When we measure page speed, we focus on initial critical path rendering, or how quickly the first screen view can load. Why? Because that’s what users notice first and that’s why companies like Google recommend you focus on speeding up that experience.
Once your first screen view is loaded, the rest of the site has time to load before the user even scrolls and notices. It makes for the fastest-feeling experience, which is what matters most to readers.
So how are we claiming a 200% speed increase?
It’s actually sometimes even faster than that; Mediavine sites typically load just 1-2 ads during that initial screen view because that’s all we need, thanks to lazy loading the rest of the ads.
Most of the web, including sites managed by our main competitors, are loading 4-5 or sometimes even 8+ ads. When you compare that in actual load times, most Mediavine ads will load in a second, while competitors can take upwards of 8+ seconds.
That 200% is actually a conservative estimate.
But don’t take our word for it! We’re going to teach you how to measure ad load speed yourself and let you watch lazy loading in action. We’ll do this with a tool built into any site using Google’s ad server, Doubleclick for Publishers (DFP), which almost every site is.
Google Publisher Console
The tool we’re focusing on is the Google Publisher Console. This is a debug tool that will show you all communication between a site and the ad server. It’s incredibly easy to load. You can append the query string ?googfc to any site you visit.
For example, if we’re checking out the latest post on one of our publishers, My Baking Addiction, we’d change the URL to:
You should see a box overlaying the bottom third or so of your site. It looks like this:
The initial tab, Ad Slots, has some great debug info that we use as your ad management company, but for the purposes of this blog post, we’re going to skip it and click on the Page Request tab to mimic the screenshot above.
There’s two great things to note here. The first is actually visible in the link to that tab we just left. In parentheses next to the word ad slots, you should see how many ads were loaded.
In our screenshot we had two – our sidebar unit and the desktop adhesion.
We’ll come back to this when we do our comparison, but this is how you can measure how many ads are loading in the screenview you have open. If you were resize the window to be really big so that it included an in-content ad, you may see three for a Mediavine site. However, for the most part, you should see 1-2 in the number of ads loaded when you first visit a Mediavine site.

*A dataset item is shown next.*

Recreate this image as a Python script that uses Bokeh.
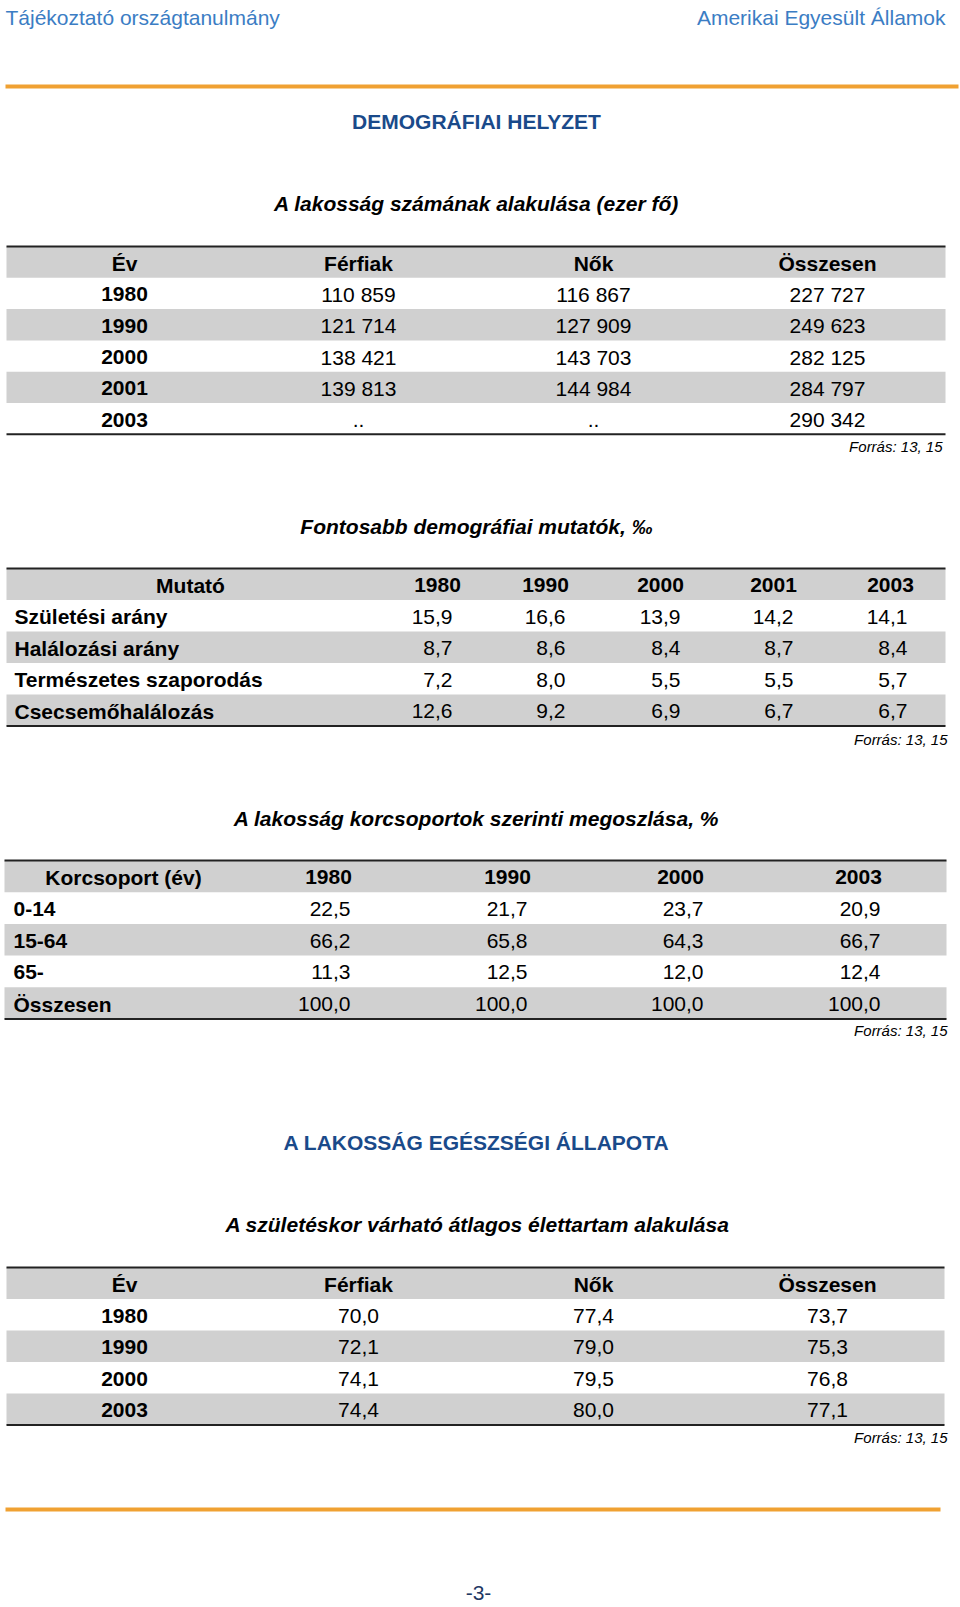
from bokeh.plotting import figure
from bokeh.models import Range1d
from bokeh.core.properties import value
from bokeh.embed import file_html
from bokeh.resources import INLINE

# ---------------- data ----------------
header_left = "Tájékoztató országtanulmány"
header_right = "Amerikai Egyesült Államok"
section1 = "DEMOGRÁFIAI HELYZET"
section2 = "A LAKOSSÁG EGÉSZSÉGI ÁLLAPOTA"
source_note = "Forrás: 13, 15"
page_no = "-3-"

t1_title = "A lakosság számának alakulása (ezer fő)"
t1_cols = ["Év", "Férfiak", "Nők", "Összesen"]
t1_years = ["1980", "1990", "2000", "2001", "2003"]
t1_men = [110859, 121714, 138421, 139813, None]
t1_women = [116867, 127909, 143703, 144984, None]
t1_total = [227727, 249623, 282125, 284797, 290342]

t2_title = "Fontosabb demográfiai mutatók, ‰"
t2_head = "Mutató"
t2_years = ["1980", "1990", "2000", "2001", "2003"]
t2_rows = ["Születési arány", "Halálozási arány", "Természetes szaporodás", "Csecsemőhalálozás"]
t2_birth = [15.9, 16.6, 13.9, 14.2, 14.1]
t2_death = [8.7, 8.6, 8.4, 8.7, 8.4]
t2_natural = [7.2, 8.0, 5.5, 5.5, 5.7]
t2_infant = [12.6, 9.2, 6.9, 6.7, 6.7]

t3_title = "A lakosság korcsoportok szerinti megoszlása, %"
t3_head = "Korcsoport (év)"
t3_years = ["1980", "1990", "2000", "2003"]
t3_groups = ["0-14", "15-64", "65-", "Összesen"]
t3_1980 = [22.5, 66.2, 11.3, 100.0]
t3_1990 = [21.7, 65.8, 12.5, 100.0]
t3_2000 = [23.7, 64.3, 12.0, 100.0]
t3_2003 = [20.9, 66.7, 12.4, 100.0]

t4_title = "A születéskor várható átlagos élettartam alakulása"
t4_cols = ["Év", "Férfiak", "Nők", "Összesen"]
t4_years = ["1980", "1990", "2000", "2003"]
t4_men = [70.0, 72.1, 74.1, 74.4]
t4_women = [77.4, 79.0, 79.5, 80.0]
t4_total = [73.7, 75.3, 76.8, 77.1]

# ---------------- helpers ----------------
FONT = "Liberation Sans"
GRAY = "#d0d0d0"
ORANGE = "#f0a132"
LIGHTBLUE = "#3b7dc4"
DARKBLUE = "#1a4a8a"
FS = "21px"


def fmt_int(v):
    return ".." if v is None else f"{v:,}".replace(",", " ")


def fmt_dec(v):
    return f"{v:.1f}".replace(".", ",")


W, H = 960, 1607
p = figure(width=W, height=H, output_backend="svg", toolbar_location=None,
           x_range=Range1d(0, W), y_range=Range1d(H, 0),
           min_border=0, outline_line_color=None)
p.axis.visible = False
p.grid.visible = False
p.background_fill_color = "white"


def txt(xs, ys, texts, size=FS, style="normal", align="center", color="black"):
    p.text(x=xs, y=ys, text=texts, text_font=value(FONT), text_font_size=size,
           text_font_style=style, text_align=align, text_baseline="middle",
           text_color=color)


def table_bands(top, rowh, nrows, left=6, right=945):
    # header + nrows body rows; header gray, body alternates white/gray
    tops, bots = [top], [top + rowh]
    for i in range(nrows):
        if i % 2 == 1:
            tops.append(top + (i + 1) * rowh)
            bots.append(top + (i + 2) * rowh)
    p.quad(left=left, right=right, top=tops, bottom=bots, fill_color=GRAY, line_color=None)
    bottom = top + (nrows + 1) * rowh
    p.segment(x0=[left, left], x1=[right, right], y0=[top, bottom], y1=[top, bottom],
              line_color="#222222", line_width=2)
    return [top + (i + 0.5) * rowh + 1 for i in range(nrows + 1)]


# ---------------- page header ----------------
txt([5], [17], [header_left], align="left", color=LIGHTBLUE)
txt([945], [17], [header_right], align="right", color=LIGHTBLUE)
p.segment(x0=[5], x1=[958], y0=[86], y1=[86], line_color=ORANGE, line_width=4)
txt([476], [121], [section1], style="bold", color=DARKBLUE)

# ---------------- table 1 ----------------
txt([476], [203], [t1_title], style="bold italic")
ys = table_bands(246, 31.3, len(t1_years))
cx1 = [124, 358, 593, 827]
txt(cx1, [ys[0]] * 4, t1_cols, style="bold")
txt([cx1[0]] * len(t1_years), ys[1:], t1_years, style="bold")
txt([cx1[1]] * len(t1_years), ys[1:], [fmt_int(v) for v in t1_men])
txt([cx1[2]] * len(t1_years), ys[1:], [fmt_int(v) for v in t1_women])
txt([cx1[3]] * len(t1_years), ys[1:], [fmt_int(v) for v in t1_total])
txt([942], [446], [source_note], size="15px", style="italic", align="right")

# ---------------- table 2 ----------------
txt([476], [526], [t2_title], style="bold italic")
ys = table_bands(568, 31.5, len(t2_rows))
hx2 = [437, 545, 660, 773, 890]
rx2 = [452, 565, 680, 793, 907]
txt([190], [ys[0]], [t2_head], style="bold")
txt(hx2, [ys[0]] * len(t2_years), t2_years, style="bold")
txt([14] * len(t2_rows), ys[1:], t2_rows, style="bold", align="left")
for i, row in enumerate([t2_birth, t2_death, t2_natural, t2_infant]):
    txt(rx2, [ys[i + 1]] * len(row), [fmt_dec(v) for v in row], align="right")
txt([947], [739], [source_note], size="15px", style="italic", align="right")

# ---------------- table 3 ----------------
txt([476], [818], [t3_title], style="bold italic")
ys = table_bands(860, 31.7, len(t3_groups), left=4, right=946)
hx3 = [328, 507, 680, 858]
rx3 = [350, 527, 703, 880]
txt([123], [ys[0]], [t3_head], style="bold")
txt(hx3, [ys[0]] * len(t3_years), t3_years, style="bold")
txt([13] * len(t3_groups), ys[1:], t3_groups, style="bold", align="left")
for j, col in enumerate([t3_1980, t3_1990, t3_2000, t3_2003]):
    txt([rx3[j]] * len(col), ys[1:], [fmt_dec(v) for v in col], align="right")
txt([947], [1030], [source_note], size="15px", style="italic", align="right")

# ---------------- section 2 / table 4 ----------------
txt([476], [1142], [section2], style="bold", color=DARKBLUE)
txt([477], [1224], [t4_title], style="bold italic")
ys = table_bands(1267, 31.5, len(t4_years), left=6, right=944)
txt(cx1, [ys[0]] * 4, t4_cols, style="bold")
txt([cx1[0]] * len(t4_years), ys[1:], t4_years, style="bold")
txt([cx1[1]] * len(t4_years), ys[1:], [fmt_dec(v) for v in t4_men])
txt([cx1[2]] * len(t4_years), ys[1:], [fmt_dec(v) for v in t4_women])
txt([cx1[3]] * len(t4_years), ys[1:], [fmt_dec(v) for v in t4_total])
txt([947], [1437], [source_note], size="15px", style="italic", align="right")

# ---------------- footer ----------------
p.segment(x0=[5], x1=[940], y0=[1509], y1=[1509], line_color=ORANGE, line_width=4)
txt([478], [1592], [page_no], color="#1f3864")

open("out.html", "w").write(file_html(p, INLINE))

Now on to the Page Request tab. In here the important number we’re focusing on is time measurement in milliseconds to fetch ads. In the screenshot we’ve highlighted, you’ll see that number is 866 ms, or 0.866 seconds. AKA less than a second.
While this is a particularly awesome score, sometimes Mediavine ads can take 1-2 seconds, so you may want to refresh a few times to get a sense of how long it takes in the real world.

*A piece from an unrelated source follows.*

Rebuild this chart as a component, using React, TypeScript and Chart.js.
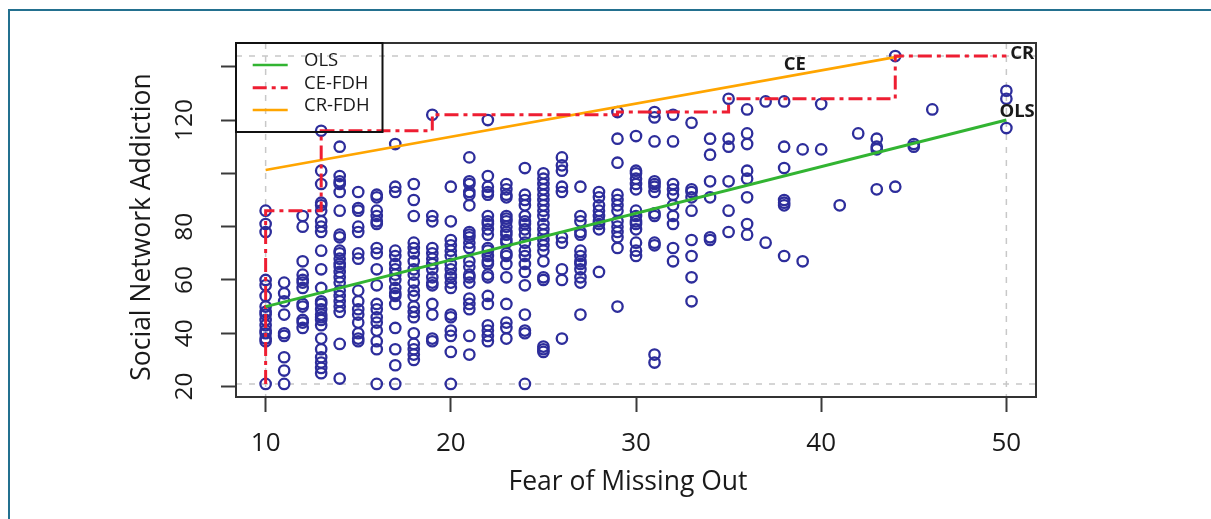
import React, { useEffect, useRef } from "react";
import { Chart, registerables } from "chart.js";

Chart.register(...registerables);

// ---- data ----
const fomoLevels = [
  10, 11, 12, 13, 14, 15, 16, 17, 18, 19, 20, 21, 22, 23, 24, 25, 26, 27, 28, 29,
  30, 31, 32, 33, 34, 35, 36, 37, 38, 39, 40, 41, 42, 43, 44, 45, 46, 50,
];

const snaScores: number[][] = [
  [86, 81, 78, 60, 58, 54, 50, 48, 47, 45, 43, 41, 40, 38, 37, 21],
  [59, 55, 52, 47, 40, 39, 31, 26, 21],
  [84, 80, 67, 62, 60, 59, 57, 51, 50, 45, 44, 42],
  [116, 101, 96, 89, 88, 86, 82, 80, 78, 71, 64, 57, 52, 51, 49, 47, 46, 45, 43, 38, 34, 31, 29, 27, 25],
  [110, 99, 97, 96, 93, 86, 77, 76, 71, 70, 68, 66, 65, 63, 61, 59, 56, 54, 52, 50, 48, 36, 23],
  [93, 87, 86, 80, 78, 70, 68, 56, 52, 49, 47, 44, 40, 38, 37],
  [92, 91, 86, 84, 82, 81, 72, 70, 64, 58, 51, 49, 46, 44, 41, 37, 34, 21],
  [111, 95, 93, 71, 69, 66, 64, 62, 60, 57, 55, 54, 51, 42, 34, 28, 21],
  [96, 90, 84, 74, 72, 70, 67, 64, 62, 59, 56, 54, 50, 48, 46, 40, 36, 34, 32, 30],
  [122, 84, 82, 72, 70, 68, 66, 64, 61, 59, 58, 51, 47, 38, 37],
  [95, 82, 75, 73, 71, 69, 66, 64, 62, 61, 59, 57, 47, 46, 41, 39, 33, 21],
  [106, 97, 96, 93, 92, 88, 78, 77, 76, 74, 72, 67, 65, 62, 61, 59, 53, 51, 49, 39, 32],
  [120, 99, 95, 93, 92, 84, 82, 81, 79, 77, 72, 71, 69, 67, 66, 62, 61, 54, 51, 43, 41, 39, 37],
  [96, 94, 92, 91, 84, 83, 82, 80, 78, 77, 75, 74, 70, 69, 66, 61, 51, 44, 42, 38],
  [102, 92, 90, 88, 84, 82, 81, 79, 77, 74, 71, 69, 66, 63, 58, 47, 41, 40, 21],
  [100, 98, 96, 94, 92, 90, 88, 86, 84, 81, 79, 77, 75, 73, 71, 67, 61, 60, 35, 34, 33],
  [106, 103, 101, 95, 93, 76, 74, 64, 60, 38],
  [95, 84, 82, 78, 77, 71, 69, 67, 66, 64, 61, 59, 47],
  [93, 91, 88, 86, 84, 82, 81, 79, 63],
  [123, 113, 104, 92, 90, 88, 86, 82, 80, 78, 76, 72, 50],
  [114, 101, 100, 98, 96, 94, 86, 84, 82, 81, 79, 74, 71, 69],
  [123, 121, 112, 97, 96, 95, 93, 85, 84, 74, 73, 32, 29],
  [122, 112, 96, 94, 92, 88, 84, 81, 72, 67],
  [119, 94, 93, 91, 86, 75, 69, 61, 52],
  [113, 107, 97, 91, 76, 75],
  [128, 113, 110, 97, 86, 78],
  [124, 115, 111, 101, 98, 91, 81, 77],
  [127, 74],
  [127, 110, 102, 90, 89, 88, 69],
  [109, 67],
  [126, 109],
  [88],
  [115],
  [113, 110, 109, 94],
  [144, 95],
  [111, 110],
  [124],
  [131, 128, 117],
];

const olsX = [10, 50];
const olsY = [50, 120];
const ceFdhX = [10, 10, 13, 13, 19, 19, 29, 29, 35, 35, 44, 44, 50];
const ceFdhY = [21, 86, 86, 116, 116, 122, 122, 123, 123, 128, 128, 144, 144];
const crFdhX = [10, 44.3];
const crFdhY = [101.25, 144];

const xTicks = [10, 20, 30, 40, 50];
const yTicks = [20, 40, 60, 80, 100, 120, 140];
const yTickLabels = [20, 40, 60, 80, 120];
const legendLabels = ["OLS", "CE-FDH", "CR-FDH"];
const curveLabels = ["CE", "CR", "OLS"];
const curveLabelX = [38.57, 50.86, 50.58];
const curveLabelY = [140.6, 145.0, 123.1];

// ---- derived ----
const scatterPoints = fomoLevels.flatMap((fx, i) => snaScores[i].map((v) => ({ x: fx, y: v })));
const allY = scatterPoints.map((p) => p.y);
const xLo = Math.min(...fomoLevels);
const xHi = Math.max(...fomoLevels);
const yLo = Math.min(...allY);
const yHi = Math.max(...allY);
const xMin = xLo - 0.04 * (xHi - xLo);
const xMax = xHi + 0.04 * (xHi - xLo);
const yMin = yLo - 0.04 * (yHi - yLo);
const yMax = yHi + 0.04 * (yHi - yLo);

const toPts = (xs: number[], ys: number[]) => xs.map((x, i) => ({ x, y: ys[i] }));

const GREEN = "rgb(50,180,50)";
const RED = "rgb(238,30,50)";
const ORANGE = "rgb(255,165,0)";
const BLUE = "rgb(45,45,155)";
const RED_DASH = [14, 5, 4, 5];
const FONT = '"Open Sans", "Noto Sans", sans-serif';
const TEXT = "#1a1a1a";

const rPlotPlugin = {
  id: "rPlot",
  beforeDatasetsDraw(chart: any) {
    const { ctx, chartArea: a, scales } = chart;
    const x = scales.x;
    const y = scales.y;
    ctx.save();
    ctx.beginPath();
    ctx.rect(a.left, a.top, a.right - a.left, a.bottom - a.top);
    ctx.clip();
    ctx.strokeStyle = "#c8c8c8";
    ctx.lineWidth = 1.5;
    ctx.setLineDash([6, 7]);
    [yLo, yHi].forEach((v) => {
      const py = y.getPixelForValue(v);
      ctx.beginPath();
      ctx.moveTo(a.left, py);
      ctx.lineTo(a.right, py);
      ctx.stroke();
    });
    [xLo, xHi].forEach((v) => {
      const px = x.getPixelForValue(v);
      ctx.beginPath();
      ctx.moveTo(px, a.top);
      ctx.lineTo(px, a.bottom);
      ctx.stroke();
    });
    ctx.restore();
  },
  afterDraw(chart: any) {
    const { ctx, chartArea: a, scales } = chart;
    const x = scales.x;
    const y = scales.y;
    ctx.save();
    // plot box
    ctx.strokeStyle = "#333";
    ctx.lineWidth = 2;
    ctx.setLineDash([]);
    ctx.strokeRect(a.left, a.top, a.right - a.left, a.bottom - a.top);

    // tick labels
    ctx.fillStyle = TEXT;
    ctx.textAlign = "center";
    ctx.textBaseline = "alphabetic";
    ctx.font = `26px ${FONT}`;
    xTicks.forEach((v) => ctx.fillText(String(v), x.getPixelForValue(v), 451));
    ctx.font = `24.5px ${FONT}`;
    yTickLabels.forEach((v) => {
      ctx.save();
      ctx.translate(191.7, y.getPixelForValue(v));
      ctx.rotate(-Math.PI / 2);
      ctx.fillText(String(v), 0, 0);
      ctx.restore();
    });

    // axis titles
    ctx.font = `26.5px ${FONT}`;
    ctx.fillText("Fear of Missing Out", 628, 490);
    ctx.save();
    ctx.translate(150, 227);
    ctx.rotate(-Math.PI / 2);
    ctx.fillText("Social Network Addiction", 0, 0);
    ctx.restore();

    // legend
    const lx = a.left;
    const ly = a.top;
    ctx.strokeStyle = "#111";
    ctx.lineWidth = 2;
    ctx.strokeRect(lx, ly, 146.5, 89);
    const rowY = [65, 87.7, 110];
    const cols = [GREEN, RED, ORANGE];
    rowY.forEach((ry, i) => {
      ctx.beginPath();
      ctx.strokeStyle = cols[i];
      ctx.lineWidth = i === 1 ? 3 : 2.6;
      ctx.setLineDash(i === 1 ? RED_DASH : []);
      ctx.moveTo(lx + 16.7, ry);
      ctx.lineTo(lx + 51.7, ry);
      ctx.stroke();
    });
    ctx.setLineDash([]);
    ctx.font = `18.5px ${FONT}`;
    ctx.textAlign = "left";
    ctx.fillStyle = TEXT;
    legendLabels.forEach((t, i) => ctx.fillText(t, lx + 68, rowY[i] + 1.2));

    // curve labels
    ctx.font = `bold 18.5px ${FONT}`;
    ctx.textAlign = "center";
    ctx.textBaseline = "middle";
    curveLabels.forEach((t, i) => {
      ctx.fillText(t, x.getPixelForValue(curveLabelX[i]), y.getPixelForValue(curveLabelY[i]));
    });
    ctx.restore();
  },
};

export default function App() {
  const ref = useRef<HTMLCanvasElement>(null);
  useEffect(() => {
    const chart = new Chart(ref.current as HTMLCanvasElement, {
      type: "scatter",
      data: {
        datasets: [
          {
            type: "line",
            label: "OLS",
            data: toPts(olsX, olsY),
            borderColor: GREEN,
            borderWidth: 3,
            pointRadius: 0,
            fill: false,
            tension: 0,
            order: 1,
          } as any,
          {
            type: "line",
            label: "CE-FDH",
            data: toPts(ceFdhX, ceFdhY),
            borderColor: RED,
            borderWidth: 3,
            borderDash: RED_DASH,
            pointRadius: 0,
            fill: false,
            tension: 0,
            order: 2,
          } as any,
          {
            type: "line",
            label: "CR-FDH",
            data: toPts(crFdhX, crFdhY),
            borderColor: ORANGE,
            borderWidth: 2.6,
            pointRadius: 0,
            fill: false,
            tension: 0,
            order: 3,
          } as any,
          {
            type: "scatter",
            label: "data",
            data: scatterPoints,
            pointRadius: 5.2,
            pointBorderWidth: 2.3,
            borderColor: BLUE,
            backgroundColor: "rgba(0,0,0,0)",
            pointBackgroundColor: "rgba(0,0,0,0)",
            pointBorderColor: BLUE,
            order: 10,
          } as any,
        ],
      },
      options: {
        responsive: false,
        animation: false,
        events: [],
        layout: { padding: { left: 0, top: 43, right: 175, bottom: 0 } },
        plugins: { legend: { display: false }, tooltip: { enabled: false } },
        scales: {
          x: {
            type: "linear",
            min: xMin,
            max: xMax,
            afterBuildTicks: (s: any) => {
              s.ticks = xTicks.map((v) => ({ value: v }));
            },
            afterFit: (s: any) => {
              s.height = 122;
            },
            grid: {
              display: true,
              drawOnChartArea: false,
              drawTicks: true,
              tickLength: 15,
              tickWidth: 2,
              tickColor: "#3a3a3a",
            },
            border: { display: false },
            ticks: { display: false },
          },
          y: {
            type: "linear",
            min: yMin,
            max: yMax,
            afterBuildTicks: (s: any) => {
              s.ticks = yTicks.map((v) => ({ value: v }));
            },
            afterFit: (s: any) => {
              s.width = 236;
            },
            grid: {
              display: true,
              drawOnChartArea: false,
              drawTicks: true,
              tickLength: 15,
              tickWidth: 2,
              tickColor: "#3a3a3a",
            },
            border: { display: false },
            ticks: { display: false },
          },
        },
      } as any,
      plugins: [rPlotPlugin],
    });
    return () => chart.destroy();
  }, []);

  return (
    <div
      style={{
        position: "fixed",
        left: 0,
        top: 0,
        width: 1211,
        height: 519,
        background: "#fff",
        overflow: "hidden",
      }}
    >
      <div
        style={{
          position: "absolute",
          left: 8,
          top: 9,
          width: 1300,
          height: 600,
          borderLeft: "2px solid #23708f",
          borderTop: "2px solid #23708f",
        }}
      />
      <canvas
        ref={ref}
        width={1211}
        height={519}
        style={{ position: "absolute", left: 0, top: 0, width: 1211, height: 519 }}
      />
    </div>
  );
}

If you were to scroll down the page, you would see lazy loading ads in action in the console. The number in parentheses next to ad slots would count up and the time to fetch ads would increase.
However, the important time to fetch ads to use in comparisons is the one to care most about: How we impacted your initial screen view loading, and that’s from the initial fetch ad measurement.
The important things to note when we take this to compare: When the page first loaded, Mediavine ads loaded in under a second and only 2 ads loaded.
Now let’s head to a non-Mediavine site. (Ugh, we know. The worst. Take one for the team here.)
Here’s a screenshot from a competitor claiming to have ad technology that loads ads faster:
We blurred out the URL to protect the innocent publisher in this one. However, you can quickly see that this competitor loads 9 ads on page load and those ads took 7542 ms to load.
You can see now why we lazy load. We were able to load 25% of the number of ads and have our ads load 900% faster than this competitor (we told you the 200% was conservative). To be fair, not every network runs 9 ads on a page, so our numbers are an average.
Again, we’d recommend going through a few sites, not just your own, when considering ad management companies and measuring these speeds. Don’t fall for gimmicky names of products that make ads sound fast when you can actually measure them yourself!
Here are a few that we found while browsing:
|Competitor||Ad Slots||Time to fetch (ms)|
Okay, so why doesn’t everyone load ads this way?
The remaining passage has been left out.